The Sun dubs Ms Truss the “ghost PM” across its front page, while the Daily Mail’s editorial urged “wise Tories” to decide swiftly the fate of the PM if she proves to be a “lame duck”.

Senior Tory MP Simon Hoare told BBC Radio 4’s Today programme that “the mild flirtation with tea party libertarianism has been strangled at birth – that has to be seen as a good thing”.

But he added: “There has to be a question mark surely as to any individual who after 12 years in office is prepared to run such a high-risk strategy.”

Under current “grace period” party rules Ms Truss is protected from a leadership challenge for 12 months, but that could change if enough Tory MPs demand it.

Mr Hunt told Sky News that he believes Liz Truss will still be at No 10 this Christmas. The chancellor – now widely described as the “de facto” PM – denied ambitions to get the top job, saying: “I rule it out, Mrs Hunt rules it out, three Hunt children rule it out.”

An ally of Penny Mordaunt held talks with Rishi Sunak last week and suggested he could be Ms Mordaunt’s chancellor as part of a “unity ticket” if Liz Truss is forced out, according to The Times.

But Sunak is said to have rebuffed the “tacit” offer. “None of the other potential candidates carry that economic credibility with them,” a Sunak ally said. “He still wants it.”

Defence secretary Ben Wallace – tipped as a leadership contender if Ms Truss is forced out – is said to have sent a message to Tory MPs urging them to give the PM more time.

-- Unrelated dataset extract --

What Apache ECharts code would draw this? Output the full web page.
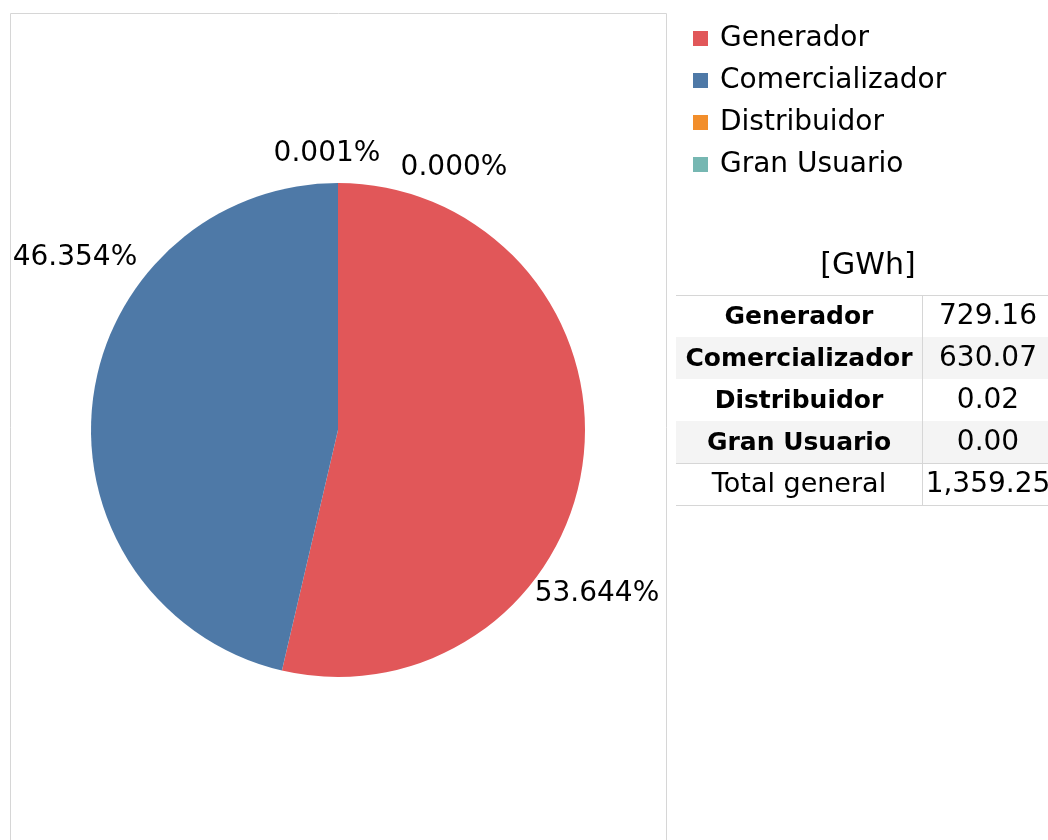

But allies say Mr Wallace would withdraw support from the prime minister if she ditched on her pledge to increase defence spending to 3 per cent of GDP by 2030. Mr Hunt said no spending was “off the table” for cuts.

Mr Hunt and Mr Wallace have held initial discussions about keeping the defence spending target, according to Mr Heappey. “Everybody is clear that 3 per cent by the end of the decade is necessary,” he told Times Radio.

Labour – have taken a 36-point lead in the polls – accused the Tories of sparking a crisis paid for by working people, and insisted “no sorry” from Ms Truss could change that.

Shadow chancellor Rachel Reeves has reiterated Labour’s calls for an extension of the windfall tax on oil and gas companies and an end to tax breaks for UK residents who have their permanent home outside the UK.

When asked about Mr Truss’s apology over her turbulent first few weeks in office on the Today programme, Ms Reeves said: “The damage has already been done.”